___ DATASET EXCERPT ___

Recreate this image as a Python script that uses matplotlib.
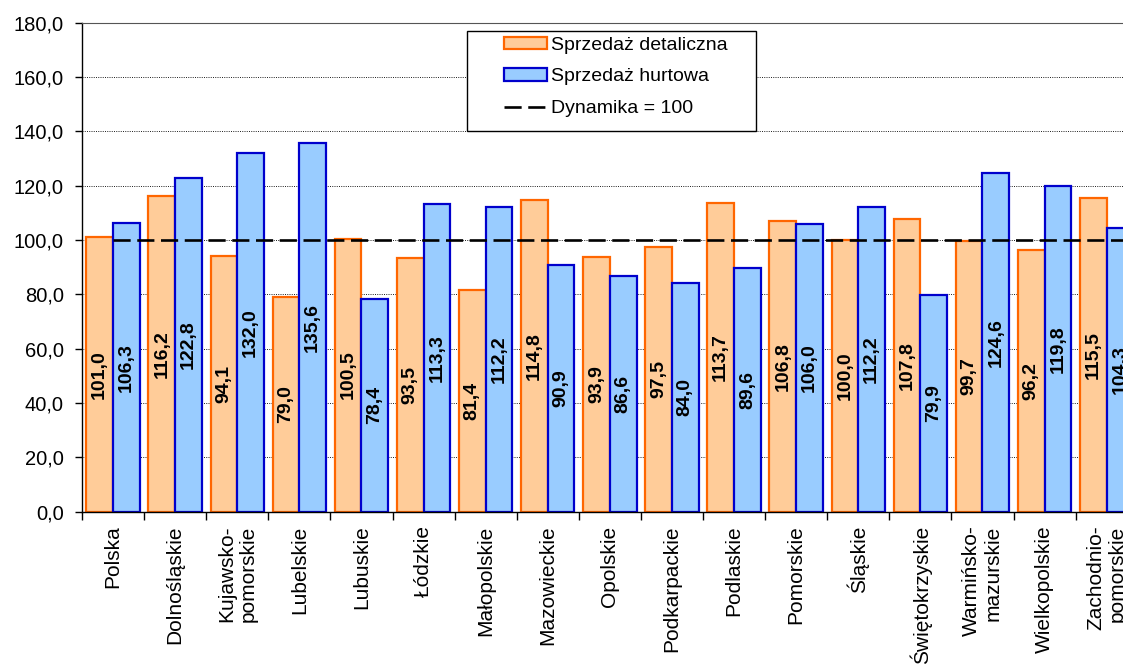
import matplotlib
matplotlib.use('Agg')
import matplotlib.pyplot as plt
from matplotlib.patches import Rectangle
from matplotlib.lines import Line2D
from matplotlib.ticker import FuncFormatter, FixedLocator
import numpy as np

plt.rcParams['font.family'] = ['Liberation Sans', 'DejaVu Sans']

regions = ['Polska', 'Dolnośląskie', 'Kujawsko-\npomorskie', 'Lubelskie', 'Lubuskie',
           'Łódzkie', 'Małopolskie', 'Mazowieckie', 'Opolskie', 'Podkarpackie',
           'Podlaskie', 'Pomorskie', 'Śląskie', 'Świętokrzyskie',
           'Warmińsko-\nmazurskie', 'Wielkopolskie', 'Zachodnio-\npomorskie']
retail = [101.0, 116.2, 94.1, 79.0, 100.5, 93.5, 81.4, 114.8, 93.9, 97.5,
          113.7, 106.8, 100.0, 107.8, 99.7, 96.2, 115.5]
wholesale = [106.3, 122.8, 132.0, 135.6, 78.4, 113.3, 112.2, 90.9, 86.6, 84.0,
             89.6, 106.0, 112.2, 79.9, 124.6, 119.8, 104.3]
baseline = 100
labels = ['Sprzedaż detaliczna', 'Sprzedaż hurtowa', 'Dynamika = 100']

ORANGE_FILL, ORANGE_EDGE = '#FFCC99', '#FF6600'
BLUE_FILL, BLUE_EDGE = '#99CCFF', '#0000CC'

W, H = 1123, 664
fig = plt.figure(figsize=(W / 100, H / 100), dpi=100)
# plot area runs past the right edge of the picture, as in the source
ax = fig.add_axes([82 / W, 1 - 511.5 / H, 17 * 62.1 / W, 488.8 / H])

x = np.arange(len(regions))
w = 0.43
b1 = ax.bar(x - w / 2, retail, w, color=ORANGE_FILL, edgecolor=ORANGE_EDGE, linewidth=1.6, zorder=2)
b2 = ax.bar(x + w / 2, wholesale, w, color=BLUE_FILL, edgecolor=BLUE_EDGE, linewidth=1.6, zorder=2)

ax.plot([x[0], len(regions) - 0.5], [baseline, baseline], color='black', linewidth=1.9,
        dashes=(6.5, 2.5), zorder=3)

for bars, vals in ((b1, retail), (b2, wholesale)):
    for bar, v in zip(bars, vals):
        ax.text(bar.get_x() + bar.get_width() / 2, v / 2, f'{v:.1f}'.replace('.', ','),
                rotation=90, ha='center', va='center', fontsize=14,
                fontweight='bold', color='black', zorder=4)

ax.set_xlim(-0.5, len(regions) - 0.5)
ax.set_ylim(0, 180)
ax.set_yticks(np.arange(0, 181, 20))
ax.yaxis.set_major_formatter(FuncFormatter(lambda v, p: f'{v:.1f}'.replace('.', ',')))
ax.tick_params(axis='y', direction='out', length=5, width=1, labelsize=14.5, pad=8)
ax.grid(axis='y', color='black', linestyle=(0, (1.2, 1.5)), linewidth=0.6, zorder=1)

ax.set_xticks(x)
ax.set_xticklabels(regions, rotation=90, fontsize=15, va='top', ha='center',
                   multialignment='right')
ax.tick_params(axis='x', which='major', length=0, pad=10)
ax.xaxis.set_minor_locator(FixedLocator(np.arange(-0.5, len(regions), 1)))
ax.tick_params(axis='x', which='minor', direction='out', length=6, width=1)

for s in ('left', 'bottom'):
    ax.spines[s].set_color('black')
    ax.spines[s].set_linewidth(1)
ax.spines['top'].set_color('#555555')
ax.spines['top'].set_linewidth(0.8)
ax.spines['right'].set_visible(False)
ax.set_axisbelow(True)

# legend box
box = Rectangle((467 / W, 1 - 131 / H), 289 / W, 100 / H, transform=fig.transFigure,
                facecolor='white', edgecolor='black', linewidth=1, zorder=4)
fig.patches.append(box)
handles = [b1, b2, Line2D([0], [0], color='black', linewidth=1.9, dashes=(6.5, 2.5))]
fig.legend(handles, labels, loc='upper left', bbox_to_anchor=(498 / W, 1 - 31 / H),
           frameon=False, fontsize=14, handlelength=2.2, handleheight=0.6,
           handletextpad=0.25, labelspacing=0.75, borderpad=0.3, borderaxespad=0)

fig.savefig('out.png', dpi=100)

___

◆ **PROBLEM**
Up to and including the line containing "plt.rcParams['font.family'] = ['Liberation", repeat every line from the start of the data, but none of the pictures.

◆ **WRITTEN ANSWER**
Recreate this image as a Python script that uses matplotlib.
import matplotlib
matplotlib.use('Agg')
import matplotlib.pyplot as plt
from matplotlib.patches import Rectangle
from matplotlib.lines import Line2D
from matplotlib.ticker import FuncFormatter, FixedLocator
import numpy as np

plt.rcParams['font.family'] = ['Liberation Sans', 'DejaVu Sans']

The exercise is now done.